→ **Required work**: Return only the lines running from the line that holds "Give me the Plotly source for this chart." to the line that holds "x_ranges = [[-0.59, 3.61], [-0.59, 3.61], [-0.59, 3.49]]", including both.
--- Begin Entries shown ---
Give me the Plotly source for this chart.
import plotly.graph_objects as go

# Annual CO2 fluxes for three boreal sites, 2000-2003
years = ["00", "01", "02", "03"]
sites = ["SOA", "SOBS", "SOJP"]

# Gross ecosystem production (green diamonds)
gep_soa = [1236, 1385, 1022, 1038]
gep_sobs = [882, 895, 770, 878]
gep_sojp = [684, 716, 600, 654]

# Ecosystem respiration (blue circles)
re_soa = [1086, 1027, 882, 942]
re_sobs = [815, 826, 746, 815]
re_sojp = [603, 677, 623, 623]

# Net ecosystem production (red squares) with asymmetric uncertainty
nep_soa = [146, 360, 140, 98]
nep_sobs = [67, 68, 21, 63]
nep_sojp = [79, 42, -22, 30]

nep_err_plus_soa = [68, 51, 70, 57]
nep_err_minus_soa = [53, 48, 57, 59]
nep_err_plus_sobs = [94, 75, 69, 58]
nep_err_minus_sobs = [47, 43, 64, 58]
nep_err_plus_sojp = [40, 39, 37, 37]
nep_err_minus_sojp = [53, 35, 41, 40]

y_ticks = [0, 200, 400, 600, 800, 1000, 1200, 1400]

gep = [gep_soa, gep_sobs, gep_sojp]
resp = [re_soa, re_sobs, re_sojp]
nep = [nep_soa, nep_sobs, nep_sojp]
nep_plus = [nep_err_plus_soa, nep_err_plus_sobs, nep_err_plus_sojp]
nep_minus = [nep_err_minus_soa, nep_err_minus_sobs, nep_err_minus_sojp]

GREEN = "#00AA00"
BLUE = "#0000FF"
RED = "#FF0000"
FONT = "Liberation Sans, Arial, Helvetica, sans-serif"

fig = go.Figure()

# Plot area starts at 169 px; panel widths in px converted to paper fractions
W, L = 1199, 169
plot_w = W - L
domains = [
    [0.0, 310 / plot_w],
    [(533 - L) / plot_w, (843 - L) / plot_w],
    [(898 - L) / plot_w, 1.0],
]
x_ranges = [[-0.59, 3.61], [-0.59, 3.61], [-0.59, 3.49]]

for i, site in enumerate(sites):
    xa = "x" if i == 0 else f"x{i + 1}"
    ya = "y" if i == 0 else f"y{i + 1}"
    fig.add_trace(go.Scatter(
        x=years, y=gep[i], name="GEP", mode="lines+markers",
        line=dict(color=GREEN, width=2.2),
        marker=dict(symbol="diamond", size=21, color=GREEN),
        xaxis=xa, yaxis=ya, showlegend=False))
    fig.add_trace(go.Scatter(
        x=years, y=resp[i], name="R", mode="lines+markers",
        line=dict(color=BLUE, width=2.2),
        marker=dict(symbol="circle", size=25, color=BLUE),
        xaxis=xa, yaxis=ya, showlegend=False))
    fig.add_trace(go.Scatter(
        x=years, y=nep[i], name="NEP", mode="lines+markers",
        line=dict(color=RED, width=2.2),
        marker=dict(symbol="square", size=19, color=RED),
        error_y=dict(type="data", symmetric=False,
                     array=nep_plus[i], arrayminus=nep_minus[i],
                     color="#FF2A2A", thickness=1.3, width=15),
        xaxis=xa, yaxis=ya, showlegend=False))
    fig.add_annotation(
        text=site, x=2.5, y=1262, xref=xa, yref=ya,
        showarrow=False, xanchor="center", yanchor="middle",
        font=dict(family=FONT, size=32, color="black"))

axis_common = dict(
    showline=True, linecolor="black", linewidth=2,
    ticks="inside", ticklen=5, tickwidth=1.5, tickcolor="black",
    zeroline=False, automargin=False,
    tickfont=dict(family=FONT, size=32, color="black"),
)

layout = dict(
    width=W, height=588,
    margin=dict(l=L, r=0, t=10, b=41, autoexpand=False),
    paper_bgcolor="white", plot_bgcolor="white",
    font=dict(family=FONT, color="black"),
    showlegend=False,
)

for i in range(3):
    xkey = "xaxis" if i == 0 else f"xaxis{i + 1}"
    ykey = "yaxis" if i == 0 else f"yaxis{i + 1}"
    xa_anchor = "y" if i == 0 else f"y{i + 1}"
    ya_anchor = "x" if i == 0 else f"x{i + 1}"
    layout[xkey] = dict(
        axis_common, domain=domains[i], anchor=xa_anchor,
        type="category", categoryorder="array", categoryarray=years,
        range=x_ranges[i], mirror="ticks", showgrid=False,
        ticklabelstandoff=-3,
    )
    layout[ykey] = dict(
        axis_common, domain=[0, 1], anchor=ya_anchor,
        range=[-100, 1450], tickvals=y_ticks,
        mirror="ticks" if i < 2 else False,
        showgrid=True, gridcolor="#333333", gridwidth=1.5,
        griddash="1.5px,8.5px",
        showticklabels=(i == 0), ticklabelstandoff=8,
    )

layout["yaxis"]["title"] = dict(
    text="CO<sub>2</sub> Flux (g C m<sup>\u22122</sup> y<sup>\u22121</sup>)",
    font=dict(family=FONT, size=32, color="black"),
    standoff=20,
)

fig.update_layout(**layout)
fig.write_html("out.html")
--- End Entries shown ---
--- Begin Entries shown ---
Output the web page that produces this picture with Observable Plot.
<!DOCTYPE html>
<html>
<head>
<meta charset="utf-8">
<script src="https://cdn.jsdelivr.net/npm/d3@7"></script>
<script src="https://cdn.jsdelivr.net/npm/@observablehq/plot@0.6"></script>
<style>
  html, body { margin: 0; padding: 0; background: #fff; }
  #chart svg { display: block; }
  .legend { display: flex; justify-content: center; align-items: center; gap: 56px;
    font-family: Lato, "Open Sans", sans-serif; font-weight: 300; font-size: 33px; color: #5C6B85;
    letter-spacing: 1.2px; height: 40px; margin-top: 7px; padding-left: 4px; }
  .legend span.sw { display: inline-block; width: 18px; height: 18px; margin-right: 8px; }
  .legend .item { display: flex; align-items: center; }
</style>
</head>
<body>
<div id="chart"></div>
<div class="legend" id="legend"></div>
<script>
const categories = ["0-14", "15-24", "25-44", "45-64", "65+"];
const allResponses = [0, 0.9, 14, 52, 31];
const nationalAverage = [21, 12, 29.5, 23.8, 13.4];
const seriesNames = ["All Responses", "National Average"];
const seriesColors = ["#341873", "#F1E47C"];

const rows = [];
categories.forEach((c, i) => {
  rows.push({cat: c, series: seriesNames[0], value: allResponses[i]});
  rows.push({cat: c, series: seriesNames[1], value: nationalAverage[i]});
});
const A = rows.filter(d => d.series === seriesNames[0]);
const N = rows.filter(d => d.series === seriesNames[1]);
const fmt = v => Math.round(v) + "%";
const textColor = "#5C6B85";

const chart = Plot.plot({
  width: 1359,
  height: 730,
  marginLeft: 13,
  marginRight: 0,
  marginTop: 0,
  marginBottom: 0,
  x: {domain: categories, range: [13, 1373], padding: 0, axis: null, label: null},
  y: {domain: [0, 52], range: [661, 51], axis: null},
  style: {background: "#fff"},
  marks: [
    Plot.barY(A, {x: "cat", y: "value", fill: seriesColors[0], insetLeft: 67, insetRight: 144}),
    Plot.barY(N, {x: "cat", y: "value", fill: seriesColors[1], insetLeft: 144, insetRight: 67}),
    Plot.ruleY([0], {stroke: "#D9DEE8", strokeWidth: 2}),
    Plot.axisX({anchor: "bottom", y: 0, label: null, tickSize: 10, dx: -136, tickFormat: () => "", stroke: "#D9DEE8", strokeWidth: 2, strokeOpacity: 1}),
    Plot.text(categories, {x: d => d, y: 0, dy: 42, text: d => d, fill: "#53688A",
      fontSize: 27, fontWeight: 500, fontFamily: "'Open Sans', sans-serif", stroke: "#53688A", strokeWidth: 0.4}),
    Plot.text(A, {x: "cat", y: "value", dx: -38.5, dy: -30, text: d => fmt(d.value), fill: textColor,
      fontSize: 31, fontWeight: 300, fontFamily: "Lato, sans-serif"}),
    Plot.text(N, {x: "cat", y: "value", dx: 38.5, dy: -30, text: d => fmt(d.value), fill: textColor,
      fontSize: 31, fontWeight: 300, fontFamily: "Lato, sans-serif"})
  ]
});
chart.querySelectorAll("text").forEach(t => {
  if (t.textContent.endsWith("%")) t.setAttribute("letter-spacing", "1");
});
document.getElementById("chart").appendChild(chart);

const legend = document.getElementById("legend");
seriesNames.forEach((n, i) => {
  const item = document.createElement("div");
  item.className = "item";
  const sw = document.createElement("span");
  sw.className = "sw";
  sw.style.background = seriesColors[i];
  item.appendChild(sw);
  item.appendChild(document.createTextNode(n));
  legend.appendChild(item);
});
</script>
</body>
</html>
--- End Entries shown ---
→ **Task answer**:
Give me the Plotly source for this chart.
import plotly.graph_objects as go

# Annual CO2 fluxes for three boreal sites, 2000-2003
years = ["00", "01", "02", "03"]
sites = ["SOA", "SOBS", "SOJP"]

# Gross ecosystem production (green diamonds)
gep_soa = [1236, 1385, 1022, 1038]
gep_sobs = [882, 895, 770, 878]
gep_sojp = [684, 716, 600, 654]

# Ecosystem respiration (blue circles)
re_soa = [1086, 1027, 882, 942]
re_sobs = [815, 826, 746, 815]
re_sojp = [603, 677, 623, 623]

# Net ecosystem production (red squares) with asymmetric uncertainty
nep_soa = [146, 360, 140, 98]
nep_sobs = [67, 68, 21, 63]
nep_sojp = [79, 42, -22, 30]

nep_err_plus_soa = [68, 51, 70, 57]
nep_err_minus_soa = [53, 48, 57, 59]
nep_err_plus_sobs = [94, 75, 69, 58]
nep_err_minus_sobs = [47, 43, 64, 58]
nep_err_plus_sojp = [40, 39, 37, 37]
nep_err_minus_sojp = [53, 35, 41, 40]

y_ticks = [0, 200, 400, 600, 800, 1000, 1200, 1400]

gep = [gep_soa, gep_sobs, gep_sojp]
resp = [re_soa, re_sobs, re_sojp]
nep = [nep_soa, nep_sobs, nep_sojp]
nep_plus = [nep_err_plus_soa, nep_err_plus_sobs, nep_err_plus_sojp]
nep_minus = [nep_err_minus_soa, nep_err_minus_sobs, nep_err_minus_sojp]

GREEN = "#00AA00"
BLUE = "#0000FF"
RED = "#FF0000"
FONT = "Liberation Sans, Arial, Helvetica, sans-serif"

fig = go.Figure()

# Plot area starts at 169 px; panel widths in px converted to paper fractions
W, L = 1199, 169
plot_w = W - L
domains = [
    [0.0, 310 / plot_w],
    [(533 - L) / plot_w, (843 - L) / plot_w],
    [(898 - L) / plot_w, 1.0],
]
x_ranges = [[-0.59, 3.61], [-0.59, 3.61], [-0.59, 3.49]]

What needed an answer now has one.